Jzerb,
in any machine, and I mean any machine!
you have to have manual controls to reset the machine to the home position and clean it out or restart the operation.
what I was talking about was the following and maybe you understood.
if start and not go there
jsr seq 1
jsr seq 2
jsr seq 3
…
jsr seq 7
cycle end
wait for next start instruction.
if start pb and go there
jsr seq 2
jsr seq 3
jsr seq 4
…
cycle end
wait for next start instruction
as I said earlier, you must have manual logic to home the machine AND in the proper order to prevent you from tearing up the machine.
I saw a machine that cost 2.5 million tore to pieces when the company lost power and when power was restored, they hit the home button per the instructions. everything went home all at once and did $250k in damage and took 9 months to rebuild. the programmers were fired by the oem and the oem was not happy having to pay the repair costs and lost revenue bill.
james
so what i have come up with, and it seems to be working thus far is this.
you have setpoints a,b,c,d,e for vertical machine movement.
you have three different buttons on the HMI, for three different sequences.

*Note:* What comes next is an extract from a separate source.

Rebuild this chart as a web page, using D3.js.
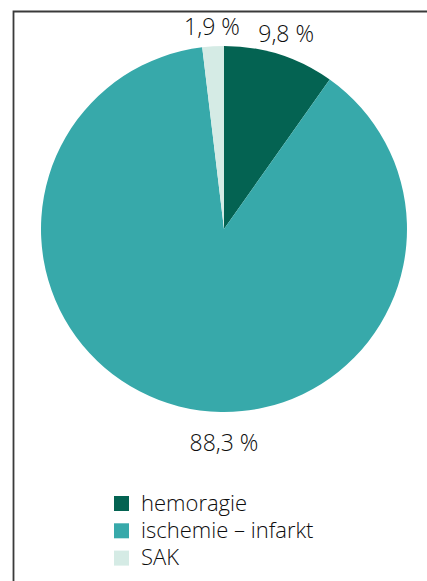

i have three different step indexes for each sequence. if youre in one sequence you cannot start another and other safety interlocks etc.
operator hits button for sequence 1. sequence 1 starts, goes to setpoints a,b and is then complete.
operator hits button 2 for sequence 2. sequence 2 starts, goes to setpoint b and is then complete.
operator hits button 3 for sequence 3. sequence 3 starts, goes to setpoints c,d,b,a and is then complete.
i figured overall the easiest way, for my programming skill level, was to do it that way. I have seen it done with the JSR breakup as you mentioned, i even have an older piece of code from a machine done years ago that was programmed by an outside vendor that uses that method, and as much as i liked it i couldnt seem to follow it as easily. Then again, i guess its always easier to follow your own written code.
if there is an issue within any sequence, someone with super user access to the HMI has to log in, reset the step index for the cycle then hit a home button to bring machine to a known position before attempting to start any other sequence.